Extract the lines of the material below, beginning with the first and ending with the line that holds "from matplotlib.patches import". Skip every picture.

--

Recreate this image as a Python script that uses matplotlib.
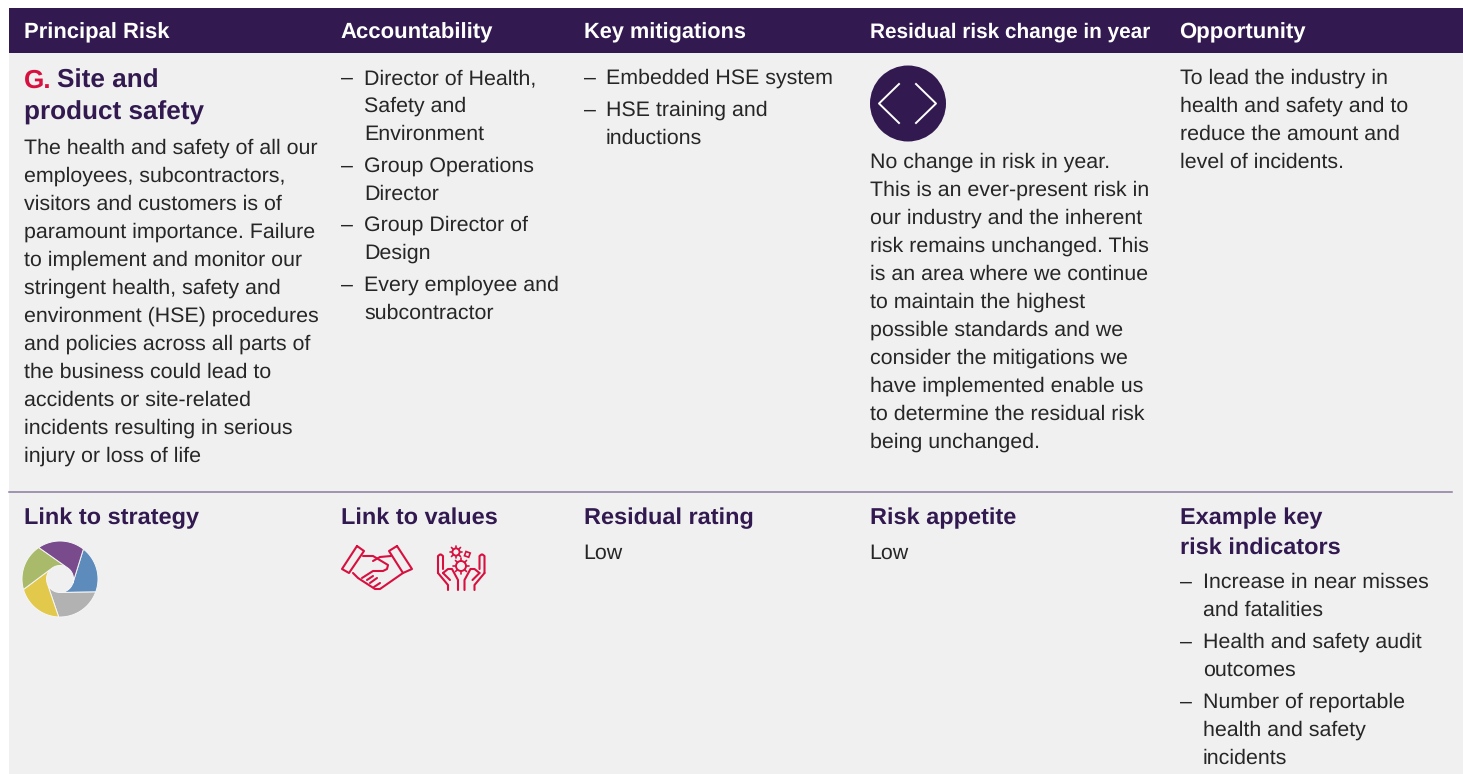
import numpy as np
import matplotlib
matplotlib.use("Agg")
import matplotlib.pyplot as plt
from matplotlib.patches import Rectangle, Polygon, Circle

PURPLE = "#321a50"
RED = "#d7103f"
INK = "#262626"
BG = "#f0f0f0"

headers = ["Principal Risk", "Accountability", "Key mitigations", "Residual risk change in year", "Opportunity"]
header_x = [24, 340.5, 584, 870, 1179.5]
header_size = [15.8, 15.9, 15.7, 14.95, 15.9]

intro = ["The health and safety of all our", "employees, subcontractors,", "visitors and customers is of",
         "paramount importance. Failure", "to implement and monitor our", "stringent health, safety and",
         "environment (HSE) procedures", "and policies across all parts of", "the business could lead to",
         "accidents or site-related", "incidents resulting in serious", "injury or loss of life"]
intro_y = [147, 175, 203, 231, 259, 287, 315, 343, 371, 399, 427, 455]

account = [("–", 341, 77), ("Director of Health,", 364, 77), ("Safety and", 364, 105), ("Environment", 364, 133),
           ("–", 341, 165), ("Group Operations", 364, 165), ("Director", 364, 193),
           ("–", 341, 224), ("Group Director of", 364, 224), ("Design", 364, 252),
           ("–", 341, 284), ("Every employee and", 364, 284), ("subcontractor", 364, 312)]
mitig = [("–", 584, 77), ("Embedded HSE system", 606, 77),
         ("–", 584, 109), ("HSE training and", 606, 109), ("inductions", 606, 137)]
change = ["No change in risk in year.", "This is an ever-present risk in", "our industry and the inherent",
          "risk remains unchanged. This", "is an area where we continue", "to maintain the highest",
          "possible standards and we", "consider the mitigations we", "have implemented enable us",
          "to determine the residual risk", "being unchanged."]
change_y = [161, 189, 217, 245, 273, 301, 329, 357, 385, 413, 441]
opportunity = ["To lead the industry in", "health and safety and to", "reduce the amount and", "level of incidents."]
opportunity_y = [77, 105, 133, 161]

low_heads = [("Link to strategy", 24), ("Link to values", 341), ("Residual rating", 584), ("Risk appetite", 870)]
ratings = [("Low", 583), ("Low", 869.5)]
kri = [("–", 1180, 581), ("Increase in near misses", 1203, 581), ("and fatalities", 1203, 609),
       ("–", 1180, 641), ("Health and safety audit", 1203, 641), ("outcomes", 1203, 669),
       ("–", 1180, 701), ("Number of reportable", 1203, 701), ("health and safety", 1203, 729), ("incidents", 1203, 757)]

strategy_colors = ["#5c8bbc", "#b2b2b2", "#e3c94b", "#a9bb6b", "#794b8d"]

plt.rcParams["font.family"] = ["Liberation Sans", "DejaVu Sans"]
plt.rcParams["text.hinting"] = "no_hinting"
plt.rcParams["text.hinting_factor"] = 8
fig = plt.figure(figsize=(14.63, 7.74), dpi=100, facecolor="white")
ax = fig.add_axes([0, 0, 1, 1])
ax.set_xlim(0, 1463)
ax.set_ylim(774, 0)
ax.axis("off")

ax.add_patch(Rectangle((9, 8), 1454, 766, fc=BG, ec="none"))
ax.add_patch(Rectangle((9, 8), 1454, 45, fc=PURPLE, ec="none"))
ax.plot([9, 1452], [492, 492], color="#8a7a9e", lw=1.1)

BODY = 15.4
def body(x, y, s):
    ax.text(x, y + 7, s, fontsize=BODY, color=INK, va="baseline", ha="left")
def head(x, y, s, color=PURPLE, size=16.9, dy=8):
    ax.text(x, y + dy, s, fontsize=size, color=color, fontweight="bold", va="baseline", ha="left")

for s, x, z in zip(headers, header_x, header_size):
    head(x, 30, s, color="white", size=z)

head(24, 79, "G.", color=RED, size=18.85, dy=9)
head(57, 79, "Site and", size=18.85, dy=9)
head(24, 111, "product safety", size=18.85, dy=9)

for s, y in zip(intro, intro_y):
    body(24, y, s)
for s, x, y in account + mitig + kri:
    body(x, y, s)
for s, y in zip(change, change_y):
    body(870, y, s)
for s, y in zip(opportunity, opportunity_y):
    body(1180, y, s)
for s, x in low_heads:
    head(x, 516, s)
head(1180, 516, "Example key")
head(1180, 546, "risk indicators")
for s, x in ratings:
    body(x, 552, s)

# no-change badge
ax.add_patch(Circle((908, 103.5), 38, fc=PURPLE, ec="none"))
ax.plot([899, 879, 899], [84, 103.5, 123], color="white", lw=1.4)
ax.plot([916, 936, 916], [84, 103.5, 123], color="white", lw=1.4)

# strategy pinwheel
px, py, R, r = 60, 579, 38, 13.5
for k, c in enumerate(strategy_colors):
    a = -18 - 72 * k
    hole = np.radians(np.linspace(a - 72, a, 24))
    outer = np.radians(np.linspace(a + 70, a - 2, 48))
    xs = np.r_[r * np.cos(hole), R * np.cos(outer)] + px
    ys = py - np.r_[r * np.sin(hole), R * np.sin(outer)]
    ax.add_patch(Polygon(np.c_[xs, ys], closed=True, fc=c, ec="#f6f6f6", lw=0.7, joinstyle="round"))

def icon(xs, ys, lw=1.5):
    ax.plot(xs, ys, color=RED, lw=lw, solid_joinstyle="round", solid_capstyle="round")

# handshake icon
icon([357, 364, 349, 342, 357], [546, 551, 573, 569, 546])
icon([397, 389, 403, 412, 397], [546, 551, 573, 569, 546])
icon([363, 373, 388, 387, 383, 373, 362], [556, 556, 565, 569, 571, 571, 578])
icon([391, 380, 373], [556, 557, 561])
icon([403, 380, 375, 358, 353], [573, 589, 589, 578, 573])
icon([373, 367], [576, 580])
icon([377, 370], [578, 583])
icon([380, 374], [583, 587])

# caring hands icon
for sign in (1, -1):
    mx = lambda vals: [461.25 + sign * (v - 461.25) for v in vals]
    icon(mx([438, 438, 440, 441, 443, 443]), [573, 556, 554.5, 554.5, 556, 569])
    icon(mx([438, 448, 448]), [573, 585, 590])
    icon(mx([443, 448, 452, 458, 458]), [573, 569, 569, 580, 590])
    icon(mx([443, 450]), [573, 580])
for gx, gy, gr in [(456, 552, 3.6), (461, 566, 5)]:
    ax.add_patch(Circle((gx, gy), gr, fc="none", ec=RED, lw=1.4))
    for ang in np.radians(np.arange(0, 360, 45)):
        icon([gx + gr * np.cos(ang), gx + (gr + 2.8) * np.cos(ang)],
             [gy + gr * np.sin(ang), gy + (gr + 2.8) * np.sin(ang)], lw=1.2)
ax.add_patch(Rectangle((466, 551.5), 4.5, 4.5, angle=20, fc="none", ec=RED, lw=1.2))

fig.savefig("out.png", dpi=100)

--

ANSWER FOR THIS EXERCISE =
Recreate this image as a Python script that uses matplotlib.
import numpy as np
import matplotlib
matplotlib.use("Agg")
import matplotlib.pyplot as plt
from matplotlib.patches import Rectangle, Polygon, Circle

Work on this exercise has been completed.